▸ **GOAL OF THE EXERCISE**: Retype all material exactly. Pictures stay out of the copy.

▸ **GIVEN MATERIAL**:
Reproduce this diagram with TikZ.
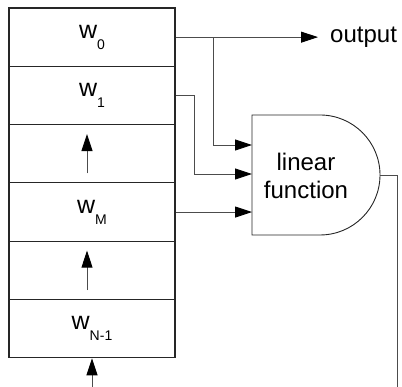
\documentclass[tikz,border=0pt]{standalone}
\usepackage{fontspec}
\setmainfont{Liberation Sans}
\usetikzlibrary{arrows.meta}
\tikzstyle{cell}=[draw=black!85,line width=1.1pt,minimum width=166pt,minimum height=58.3pt,inner sep=0pt,font=\fontsize{25}{25}\selectfont]
\tikzstyle{wire}=[draw=black!70,line width=0.9pt]
\tikzstyle{feed}=[wire,-{Triangle[length=17pt,width=11pt,black]}]
\tikzstyle{gate}=[draw=black!85,line width=0.9pt]
\tikzstyle{label}=[inner sep=0pt,font=\fontsize{24}{28}\selectfont]
\newcommand{\wsub}[1]{w\raisebox{-11pt}{\fontsize{14}{14}\selectfont #1}}

\begin{document}
\begin{tikzpicture}[x=1pt,y=1pt]
    \useasboundingbox (0,0) rectangle (402,387);
    % shift register
    \node[cell] (r0) at (92,349.85) {\wsub{0}};
    \node[cell] (r1) at (92,291.55) {\wsub{1}};
    \node[cell] (r2) at (92,233.25) {};
    \node[cell] (r3) at (92,174.95) {\wsub{M}};
    \node[cell] (r4) at (92,116.65) {};
    \node[cell] (r5) at (92,58.35)  {\wsub{N-1}};
    \coordinate (s2a) at ([xshift=-5pt,yshift=10pt]r2.south);
    \coordinate (s2b) at ([xshift=-5pt,yshift=-10pt]r2.north);
    \coordinate (s4a) at ([xshift=-5pt,yshift=10pt]r4.south);
    \coordinate (s4b) at ([xshift=-5pt,yshift=-10pt]r4.north);
    \draw[feed] (s2a) -- (s2b);
    \draw[feed] (s4a) -- (s4b);
    % linear function block
    \draw[gate] (252,152) -- (252,272) -- (320,272) arc (90:-90:60) -- cycle;
    \node[label,align=center] (lf) at (306,211) {linear\\function};
    \coordinate (g1) at (252,242);
    \coordinate (g2) at (252,213);
    \coordinate (g3) at (252,174.95);
    \coordinate (gout) at (380,212);
    % taps
    \node[label,anchor=west] (out) at (330,349.85) {output};
    \draw[feed,shorten >=12pt] (r0.east) -- (out.west);
    \coordinate (b0) at (213,349.85);
    \draw[feed] (b0) |- (g1);
    \draw[feed] (r1.east) -| ([xshift=-58pt]g2) -- (g2);
    \draw[feed] (r3.east) -- (g3);
    % feedback
    \coordinate (fb) at (397,0);
    \coordinate (fin) at (92,0);
    \draw[wire] (gout) -| (fb);
    \draw[feed] (fin) -- (r5.south);
\end{tikzpicture}
\end{document}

▸ **SOLUTION FOR THIS EXERCISE**:
Reproduce this diagram with TikZ.
\documentclass[tikz,border=0pt]{standalone}
\usepackage{fontspec}
\setmainfont{Liberation Sans}
\usetikzlibrary{arrows.meta}
\tikzstyle{cell}=[draw=black!85,line width=1.1pt,minimum width=166pt,minimum height=58.3pt,inner sep=0pt,font=\fontsize{25}{25}\selectfont]
\tikzstyle{wire}=[draw=black!70,line width=0.9pt]
\tikzstyle{feed}=[wire,-{Triangle[length=17pt,width=11pt,black]}]
\tikzstyle{gate}=[draw=black!85,line width=0.9pt]
\tikzstyle{label}=[inner sep=0pt,font=\fontsize{24}{28}\selectfont]
\newcommand{\wsub}[1]{w\raisebox{-11pt}{\fontsize{14}{14}\selectfont #1}}

\begin{document}
\begin{tikzpicture}[x=1pt,y=1pt]
    \useasboundingbox (0,0) rectangle (402,387);
    % shift register
    \node[cell] (r0) at (92,349.85) {\wsub{0}};
    \node[cell] (r1) at (92,291.55) {\wsub{1}};
    \node[cell] (r2) at (92,233.25) {};
    \node[cell] (r3) at (92,174.95) {\wsub{M}};
    \node[cell] (r4) at (92,116.65) {};
    \node[cell] (r5) at (92,58.35)  {\wsub{N-1}};
    \coordinate (s2a) at ([xshift=-5pt,yshift=10pt]r2.south);
    \coordinate (s2b) at ([xshift=-5pt,yshift=-10pt]r2.north);
    \coordinate (s4a) at ([xshift=-5pt,yshift=10pt]r4.south);
    \coordinate (s4b) at ([xshift=-5pt,yshift=-10pt]r4.north);
    \draw[feed] (s2a) -- (s2b);
    \draw[feed] (s4a) -- (s4b);
    % linear function block
    \draw[gate] (252,152) -- (252,272) -- (320,272) arc (90:-90:60) -- cycle;
    \node[label,align=center] (lf) at (306,211) {linear\\function};
    \coordinate (g1) at (252,242);
    \coordinate (g2) at (252,213);
    \coordinate (g3) at (252,174.95);
    \coordinate (gout) at (380,212);
    % taps
    \node[label,anchor=west] (out) at (330,349.85) {output};
    \draw[feed,shorten >=12pt] (r0.east) -- (out.west);
    \coordinate (b0) at (213,349.85);
    \draw[feed] (b0) |- (g1);
    \draw[feed] (r1.east) -| ([xshift=-58pt]g2) -- (g2);
    \draw[feed] (r3.east) -- (g3);
    % feedback
    \coordinate (fb) at (397,0);
    \coordinate (fin) at (92,0);
    \draw[wire] (gout) -| (fb);
    \draw[feed] (fin) -- (r5.south);
\end{tikzpicture}
\end{document}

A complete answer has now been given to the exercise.